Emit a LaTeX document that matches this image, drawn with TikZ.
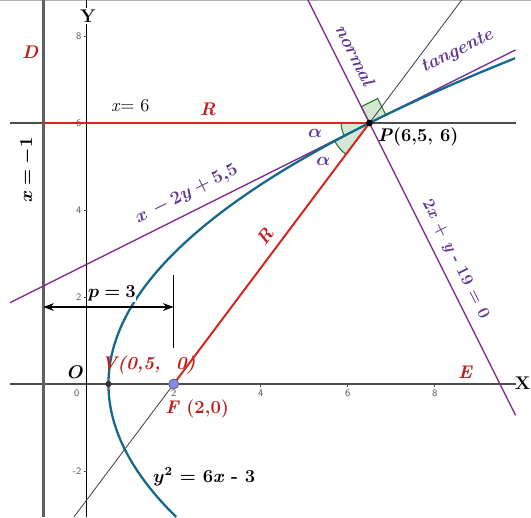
\documentclass[tikz,border=0pt]{standalone}
\usepackage{amsmath}
\usepackage{bm}
\usetikzlibrary{arrows.meta,calc}
\definecolor{purp}{RGB}{125,45,140}
\definecolor{purptext}{RGB}{95,55,150}
\definecolor{tealc}{RGB}{20,105,140}
\definecolor{redl}{RGB}{212,40,30}
\definecolor{redt}{RGB}{190,30,30}
\definecolor{angfill}{RGB}{212,230,212}
\definecolor{angdraw}{RGB}{40,120,40}
\definecolor{fpt}{RGB}{135,135,240}
\definecolor{tickc}{RGB}{90,90,90}
\begin{document}
\begin{tikzpicture}[x=1cm,y=1cm,
  axisline/.style={draw=black!70, line width=0.8pt},
  ticklbl/.style={font=\sffamily\fontsize{6.5}{7}\selectfont, text=tickc, inner sep=1pt},
  purpline/.style={draw=purp, line width=0.9pt},
  redline/.style={draw=redl, line width=1.3pt},
  redlbl/.style={text=redt, font=\fontsize{12}{14}\selectfont\bfseries\itshape},
  purplbl/.style={text=purptext, font=\fontsize{12}{14}\selectfont\bfseries\itshape},
  blacklbl/.style={text=black, font=\fontsize{12}{14}\selectfont\bfseries},
  angsec/.style={fill=angfill, draw=angdraw, line width=0.7pt},
]
\useasboundingbox (-1.9931,-3.0575) rectangle (10.2138,8.8276);
% key points
\coordinate (O) at (0,0);
\coordinate (F) at (2,0);
\coordinate (V) at (0.5,0);
\coordinate (P) at (6.5,6);
\coordinate (D) at (-1,6);
\coordinate (Xl) at (-1.763,0);
\coordinate (Xr) at (9.86,0);
\coordinate (Yb) at (0,-3.0575);
\coordinate (Yt) at (0,8.8276);
\coordinate (Dt) at (-1,8.8276);
\coordinate (Db) at (-1,-3.0575);
\coordinate (Hl) at (-1.763,6);
\coordinate (Hr) at (9.86,6);
\coordinate (Tl) at (-1.763,1.8685);
\coordinate (Tr) at (9.86,7.68);
\coordinate (Nt) at (5.086,8.8276);
\coordinate (Nb) at (9.86,-0.72);
\coordinate (Lb) at (-0.2931,-3.0575);
\coordinate (Lt) at (8.6207,8.8276);
\coordinate (TopL) at (-1.9931,8.81);
\coordinate (TopR) at (10.2138,8.81);
% top border
\draw[gray!60, line width=0.8pt] (TopL) -- (TopR);
% axes
\draw[axisline] (Xl) -- (Xr);
\draw[draw=black, line width=0.6pt] (Yb) -- (Yt);
\draw[axisline] (Hl) -- (Hr);
% ticks
\foreach \v in {-2,2,4,6,8}{
  \draw[black!70, line width=0.5pt] (-0.07,\v) -- (0,\v);
  \node[ticklbl, anchor=east] at (-0.08,\v) {\v};
}
\foreach \v in {2,4,6,8}{
  \draw[black!70, line width=0.5pt] (\v,0) -- (\v,-0.07);
  \node[ticklbl, anchor=north] at (\v,-0.09) {\v};
}
\node[ticklbl] (t0) at (-0.23,-0.21) {0};
% directrix
\draw[draw=gray!75!black, line width=2pt] (Db) -- (Dt);
% angle sectors
\path[angsec] (P) -- ++(180:0.65) arc[start angle=180, end angle=206.565, radius=0.65] -- cycle;
\path[angsec] (P) -- ++(206.565:0.9) arc[start angle=206.565, end angle=233.13, radius=0.9] -- cycle;
\path[angsec] (P) -- ++(26.565:0.42) -- ++(116.565:0.42) -- ++(206.565:0.42) -- cycle;
% thin line through F and P
\draw[black!80, line width=0.5pt] (Lb) -- (Lt);
% tangent and normal
\draw[purpline] (Tl) -- (Tr);
\draw[purpline] (Nt) -- (Nb);
% parabola
\draw[draw=tealc, line width=1.5pt] plot[domain=-3.0575:7.49, samples=120, smooth] ({(\x*\x+3)/6},{\x});
% red radii
\draw[redline] (D) -- (P);
\draw[redline] (F) -- (P);
% dimension p = 3
\coordinate (A1) at (-1,1.77);
\coordinate (A2) at (2,1.77);
\coordinate (M1) at (2,2.51);
\coordinate (M2) at (2,0.83);
\draw[black, line width=0.6pt] (M1) -- (M2);
\draw[black, line width=1pt, {Stealth[length=7pt,width=5pt]}-{Stealth[length=7pt,width=5pt]}] (A1) -- (A2);
% points
\fill[black!80] (V) circle (2pt);
\filldraw[fill=fpt, draw=black!60, line width=0.5pt] (F) circle (3.3pt);
\fill[black] (P) circle (2.2pt);
% labels
\node[blacklbl, fill=white, inner sep=1pt] (ylab) at (0.03,8.46) {Y};
\node[blacklbl] (xlab) at (10.02,0.02) {X};
\node[redlbl] (dlab) at (-1.30,7.63) {D};
\node[redlbl] (elab) at (8.70,0.28) {E};
\node[redlbl] (r1) at (2.79,6.32) {R};
\node[redlbl, rotate=53.13] (r2) at (4.10,3.38) {R};
\node[font=\fontsize{12}{14}\selectfont] (x6) at (1.0,6.41) {\textit{x}= 6};
\node[blacklbl, rotate=90] (xm1) at (-1.36,4.92) {$\bm{x=-1}$};
\node[blacklbl] (olab) at (-0.25,0.28) {$\bm{O}$};
\node[redlbl] (vlab) at (1.42,0.44) {V(0,5,\ \ 0)};
\node[redlbl] (flab) at (2.54,-0.57) {F \upshape(2,0)};
\node[blacklbl] (eq) at (2.70,-2.14) {$\bm{y}^{\mathbf{2}}$ = 6\textit{x} - 3};
\node[blacklbl, fill=white, inner sep=0.5pt] (plab) at (0.58,2.09) {$\bm{p=3}$};
\node[blacklbl] (plabel) at (7.62,5.68) {\textit{P}(6,5, 6)};
\node[purplbl] (a1) at (5.25,5.77) {$\bm{\alpha}$};
\node[purplbl] (a2) at (5.44,5.11) {$\bm{\alpha}$};
\node[purplbl, rotate=-63.435] (nlab) at (6.17,7.56) {normal};
\node[purplbl, rotate=26.565] (tlab) at (8.52,7.64) {tangente};
\node[purplbl, rotate=26.565] (tanq) at (2.30,4.36) {$\bm{x\,-2y+5{,}5}$};
\node[text=purptext, font=\fontsize{11}{13}\selectfont\bfseries, rotate=-63.435] (nq) at (8.47,2.87) {2\textit{x} + \textit{y} - 19 = 0};
\end{tikzpicture}
\end{document}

-- -- --

*Problem*: The listing above needs to be output again exactly. Don't include the pictures.

*Complete answer*:
Emit a LaTeX document that matches this image, drawn with TikZ.
\documentclass[tikz,border=0pt]{standalone}
\usepackage{amsmath}
\usepackage{bm}
\usetikzlibrary{arrows.meta,calc}
\definecolor{purp}{RGB}{125,45,140}
\definecolor{purptext}{RGB}{95,55,150}
\definecolor{tealc}{RGB}{20,105,140}
\definecolor{redl}{RGB}{212,40,30}
\definecolor{redt}{RGB}{190,30,30}
\definecolor{angfill}{RGB}{212,230,212}
\definecolor{angdraw}{RGB}{40,120,40}
\definecolor{fpt}{RGB}{135,135,240}
\definecolor{tickc}{RGB}{90,90,90}
\begin{document}
\begin{tikzpicture}[x=1cm,y=1cm,
  axisline/.style={draw=black!70, line width=0.8pt},
  ticklbl/.style={font=\sffamily\fontsize{6.5}{7}\selectfont, text=tickc, inner sep=1pt},
  purpline/.style={draw=purp, line width=0.9pt},
  redline/.style={draw=redl, line width=1.3pt},
  redlbl/.style={text=redt, font=\fontsize{12}{14}\selectfont\bfseries\itshape},
  purplbl/.style={text=purptext, font=\fontsize{12}{14}\selectfont\bfseries\itshape},
  blacklbl/.style={text=black, font=\fontsize{12}{14}\selectfont\bfseries},
  angsec/.style={fill=angfill, draw=angdraw, line width=0.7pt},
]
\useasboundingbox (-1.9931,-3.0575) rectangle (10.2138,8.8276);
% key points
\coordinate (O) at (0,0);
\coordinate (F) at (2,0);
\coordinate (V) at (0.5,0);
\coordinate (P) at (6.5,6);
\coordinate (D) at (-1,6);
\coordinate (Xl) at (-1.763,0);
\coordinate (Xr) at (9.86,0);
\coordinate (Yb) at (0,-3.0575);
\coordinate (Yt) at (0,8.8276);
\coordinate (Dt) at (-1,8.8276);
\coordinate (Db) at (-1,-3.0575);
\coordinate (Hl) at (-1.763,6);
\coordinate (Hr) at (9.86,6);
\coordinate (Tl) at (-1.763,1.8685);
\coordinate (Tr) at (9.86,7.68);
\coordinate (Nt) at (5.086,8.8276);
\coordinate (Nb) at (9.86,-0.72);
\coordinate (Lb) at (-0.2931,-3.0575);
\coordinate (Lt) at (8.6207,8.8276);
\coordinate (TopL) at (-1.9931,8.81);
\coordinate (TopR) at (10.2138,8.81);
% top border
\draw[gray!60, line width=0.8pt] (TopL) -- (TopR);
% axes
\draw[axisline] (Xl) -- (Xr);
\draw[draw=black, line width=0.6pt] (Yb) -- (Yt);
\draw[axisline] (Hl) -- (Hr);
% ticks
\foreach \v in {-2,2,4,6,8}{
  \draw[black!70, line width=0.5pt] (-0.07,\v) -- (0,\v);
  \node[ticklbl, anchor=east] at (-0.08,\v) {\v};
}
\foreach \v in {2,4,6,8}{
  \draw[black!70, line width=0.5pt] (\v,0) -- (\v,-0.07);
  \node[ticklbl, anchor=north] at (\v,-0.09) {\v};
}
\node[ticklbl] (t0) at (-0.23,-0.21) {0};
% directrix
\draw[draw=gray!75!black, line width=2pt] (Db) -- (Dt);
% angle sectors
\path[angsec] (P) -- ++(180:0.65) arc[start angle=180, end angle=206.565, radius=0.65] -- cycle;
\path[angsec] (P) -- ++(206.565:0.9) arc[start angle=206.565, end angle=233.13, radius=0.9] -- cycle;
\path[angsec] (P) -- ++(26.565:0.42) -- ++(116.565:0.42) -- ++(206.565:0.42) -- cycle;
% thin line through F and P
\draw[black!80, line width=0.5pt] (Lb) -- (Lt);
% tangent and normal
\draw[purpline] (Tl) -- (Tr);
\draw[purpline] (Nt) -- (Nb);
% parabola
\draw[draw=tealc, line width=1.5pt] plot[domain=-3.0575:7.49, samples=120, smooth] ({(\x*\x+3)/6},{\x});
% red radii
\draw[redline] (D) -- (P);
\draw[redline] (F) -- (P);
% dimension p = 3
\coordinate (A1) at (-1,1.77);
\coordinate (A2) at (2,1.77);
\coordinate (M1) at (2,2.51);
\coordinate (M2) at (2,0.83);
\draw[black, line width=0.6pt] (M1) -- (M2);
\draw[black, line width=1pt, {Stealth[length=7pt,width=5pt]}-{Stealth[length=7pt,width=5pt]}] (A1) -- (A2);
% points
\fill[black!80] (V) circle (2pt);
\filldraw[fill=fpt, draw=black!60, line width=0.5pt] (F) circle (3.3pt);
\fill[black] (P) circle (2.2pt);
% labels
\node[blacklbl, fill=white, inner sep=1pt] (ylab) at (0.03,8.46) {Y};
\node[blacklbl] (xlab) at (10.02,0.02) {X};
\node[redlbl] (dlab) at (-1.30,7.63) {D};
\node[redlbl] (elab) at (8.70,0.28) {E};
\node[redlbl] (r1) at (2.79,6.32) {R};
\node[redlbl, rotate=53.13] (r2) at (4.10,3.38) {R};
\node[font=\fontsize{12}{14}\selectfont] (x6) at (1.0,6.41) {\textit{x}= 6};
\node[blacklbl, rotate=90] (xm1) at (-1.36,4.92) {$\bm{x=-1}$};
\node[blacklbl] (olab) at (-0.25,0.28) {$\bm{O}$};
\node[redlbl] (vlab) at (1.42,0.44) {V(0,5,\ \ 0)};
\node[redlbl] (flab) at (2.54,-0.57) {F \upshape(2,0)};
\node[blacklbl] (eq) at (2.70,-2.14) {$\bm{y}^{\mathbf{2}}$ = 6\textit{x} - 3};
\node[blacklbl, fill=white, inner sep=0.5pt] (plab) at (0.58,2.09) {$\bm{p=3}$};
\node[blacklbl] (plabel) at (7.62,5.68) {\textit{P}(6,5, 6)};
\node[purplbl] (a1) at (5.25,5.77) {$\bm{\alpha}$};
\node[purplbl] (a2) at (5.44,5.11) {$\bm{\alpha}$};
\node[purplbl, rotate=-63.435] (nlab) at (6.17,7.56) {normal};
\node[purplbl, rotate=26.565] (tlab) at (8.52,7.64) {tangente};
\node[purplbl, rotate=26.565] (tanq) at (2.30,4.36) {$\bm{x\,-2y+5{,}5}$};
\node[text=purptext, font=\fontsize{11}{13}\selectfont\bfseries, rotate=-63.435] (nq) at (8.47,2.87) {2\textit{x} + \textit{y} - 19 = 0};
\end{tikzpicture}
\end{document}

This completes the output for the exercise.